For each line in the data below that holds "this", return a copy.

(Records with drawing code)
┄┄┄┄┄┄┄┄┄┄

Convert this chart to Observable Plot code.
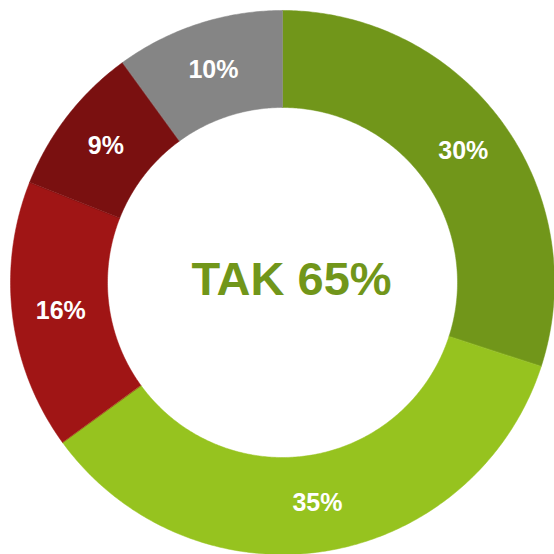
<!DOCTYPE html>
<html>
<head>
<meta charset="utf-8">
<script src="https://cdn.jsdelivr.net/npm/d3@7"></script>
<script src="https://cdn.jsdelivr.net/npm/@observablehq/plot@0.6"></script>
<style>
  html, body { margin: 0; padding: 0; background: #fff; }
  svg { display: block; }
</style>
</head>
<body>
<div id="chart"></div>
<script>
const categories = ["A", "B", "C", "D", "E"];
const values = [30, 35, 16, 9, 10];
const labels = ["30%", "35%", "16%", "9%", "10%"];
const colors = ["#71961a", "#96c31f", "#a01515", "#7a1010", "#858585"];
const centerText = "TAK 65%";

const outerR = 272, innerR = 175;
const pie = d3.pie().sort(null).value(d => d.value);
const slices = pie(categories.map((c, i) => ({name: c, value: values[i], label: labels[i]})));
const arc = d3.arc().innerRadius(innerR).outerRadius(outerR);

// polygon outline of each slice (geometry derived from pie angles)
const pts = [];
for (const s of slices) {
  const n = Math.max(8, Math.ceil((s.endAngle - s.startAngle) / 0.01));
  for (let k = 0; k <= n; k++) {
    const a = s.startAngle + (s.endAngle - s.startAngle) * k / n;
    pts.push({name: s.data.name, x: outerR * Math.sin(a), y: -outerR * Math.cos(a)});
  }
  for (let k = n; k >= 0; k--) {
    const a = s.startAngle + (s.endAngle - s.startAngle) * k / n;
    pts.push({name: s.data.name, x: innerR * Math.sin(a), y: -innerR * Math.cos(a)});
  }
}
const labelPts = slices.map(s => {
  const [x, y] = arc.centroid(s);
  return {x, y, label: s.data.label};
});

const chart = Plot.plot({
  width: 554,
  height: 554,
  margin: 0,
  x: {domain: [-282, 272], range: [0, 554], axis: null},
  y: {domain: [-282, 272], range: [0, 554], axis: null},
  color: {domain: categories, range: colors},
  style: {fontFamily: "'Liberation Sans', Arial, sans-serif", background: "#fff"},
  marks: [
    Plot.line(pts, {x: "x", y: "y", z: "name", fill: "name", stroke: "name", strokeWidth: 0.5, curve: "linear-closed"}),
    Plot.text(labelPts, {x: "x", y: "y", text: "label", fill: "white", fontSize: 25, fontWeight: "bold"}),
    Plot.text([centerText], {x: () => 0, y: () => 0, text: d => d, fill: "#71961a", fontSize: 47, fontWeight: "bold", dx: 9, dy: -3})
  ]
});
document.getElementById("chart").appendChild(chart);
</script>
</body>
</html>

┄┄┄┄┄┄┄┄┄┄

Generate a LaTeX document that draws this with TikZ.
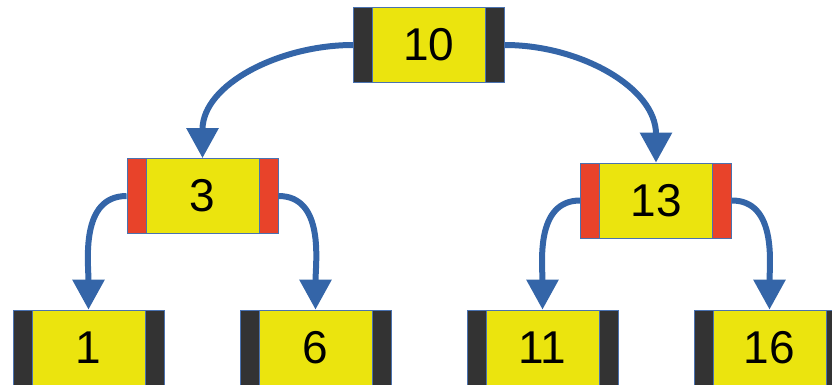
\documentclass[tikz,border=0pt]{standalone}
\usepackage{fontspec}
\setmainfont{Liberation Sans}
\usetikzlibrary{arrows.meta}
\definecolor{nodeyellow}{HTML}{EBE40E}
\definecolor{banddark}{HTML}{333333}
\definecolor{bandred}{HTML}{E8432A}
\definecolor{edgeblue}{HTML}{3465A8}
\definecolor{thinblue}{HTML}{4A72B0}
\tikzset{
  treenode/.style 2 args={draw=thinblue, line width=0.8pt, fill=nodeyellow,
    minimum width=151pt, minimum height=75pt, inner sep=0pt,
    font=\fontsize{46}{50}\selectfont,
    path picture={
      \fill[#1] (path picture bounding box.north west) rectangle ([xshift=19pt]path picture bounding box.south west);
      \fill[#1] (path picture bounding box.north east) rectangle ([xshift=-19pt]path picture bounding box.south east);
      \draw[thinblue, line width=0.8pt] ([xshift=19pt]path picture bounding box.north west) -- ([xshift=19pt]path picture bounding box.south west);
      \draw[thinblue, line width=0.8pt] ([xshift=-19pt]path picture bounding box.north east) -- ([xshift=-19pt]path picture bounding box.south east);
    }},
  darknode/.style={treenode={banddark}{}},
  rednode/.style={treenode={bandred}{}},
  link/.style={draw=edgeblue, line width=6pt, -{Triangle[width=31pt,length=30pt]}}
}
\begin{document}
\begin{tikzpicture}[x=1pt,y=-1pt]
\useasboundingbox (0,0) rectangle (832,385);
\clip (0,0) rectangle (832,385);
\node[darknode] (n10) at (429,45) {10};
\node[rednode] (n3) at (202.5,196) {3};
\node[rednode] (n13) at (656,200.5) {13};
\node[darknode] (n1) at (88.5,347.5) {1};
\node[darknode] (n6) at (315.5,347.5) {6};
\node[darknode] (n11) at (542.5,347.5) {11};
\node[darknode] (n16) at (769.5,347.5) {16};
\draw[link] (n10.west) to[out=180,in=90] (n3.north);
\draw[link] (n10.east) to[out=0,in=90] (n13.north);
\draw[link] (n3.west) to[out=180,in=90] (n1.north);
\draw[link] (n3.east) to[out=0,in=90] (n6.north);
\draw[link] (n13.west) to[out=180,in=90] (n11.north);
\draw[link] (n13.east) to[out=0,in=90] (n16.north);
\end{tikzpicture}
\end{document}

┄┄┄┄┄┄┄┄┄┄

### ANSWER FOR THE TASK
Convert this chart to Observable Plot code.
Generate a LaTeX document that draws this with TikZ.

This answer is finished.